Veuillez prier votre soeur de garder l'argent jusqu'à mon voyage, après Pâques, parce que ce sera pour moi l'occasion d'aller la remercier au Mée, où je voudrais bien vous trouver.

Mais Dieu vous veut en son ermitage de l'Isle, sa Marthe de son Béthanie; vous êtes sa sacristine respectueuse et pieuse, sa Marie à ses pieds, quelquefois sur son Coeur, toujours dans son amour.

Il vous veut seule, pour être non plus à vous, mais vous plus à lui. Il veut être le moyen, le lien, la direction de votre vie vers lui, et voilà pourquoi tout ce que vous aimeriez à avoir comme moyen d'édification, d'instruction, de secours, est absent: petite perte! puisque vous allez droit vers Jésus et que vos soins deviennent plus unis parce qu'ils sont tous concentrés en son divin service, en son amour, en sa divine Volonté.

J'ai un grand désir pour vous, et je suis persuadé que la gloire de Dieu en serait plus grande et votre vertu aussi. C'est que vous vous oubliiez plus vous-même, dans l'amour de Notre-Seigneur; c'est que vous regardiez comme peu ce que vous souffrez, ce que vous lui donnez. Mais surtout ne soyez pas si sensible sur son amour sensible, sur la paix et la douceur de son amour.

Dieu m'aime: voilà une vérité. Il ne veut en tout que mon bien, je suis toute à lui et ne veux que lui; ma misère est mon titre; ma pauvreté ma richesse, mes imperfections mon besoin de sa grâce.

Voilà, bonne dame, ce qu'il faut mettre toujours en pratique, et vous verrez le règne de Dieu en vous.

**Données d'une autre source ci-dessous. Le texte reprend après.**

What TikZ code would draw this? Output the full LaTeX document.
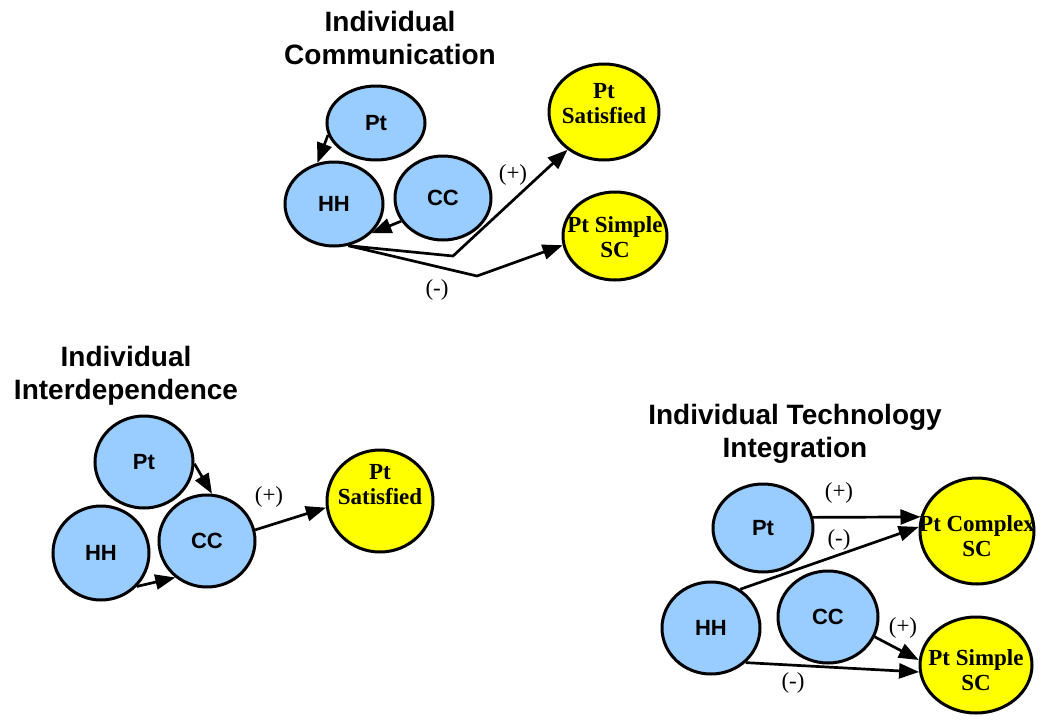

Je vous laisse. Voilà plusieurs jours que je souffre de ce qu'on appelle la ceinture de feu; cela va mieux, puisque je suis levé, mais je dois en être content, puisque cela passe plus vite que le médecin le croyait.

Je vous bénis en N.-S.

EYMARD.

P.-S. - Je vous prie de ne rien dire à Angers; je vois que cela ne sera rien. Je ne sors pas par prudence, c'est une éruption et voilà tout. Je ne me sens plus de fièvre. Mon Dieu! je suis fâché de vous l'avoir dit, mais je n'ai pas le courage de refaire ma lettre.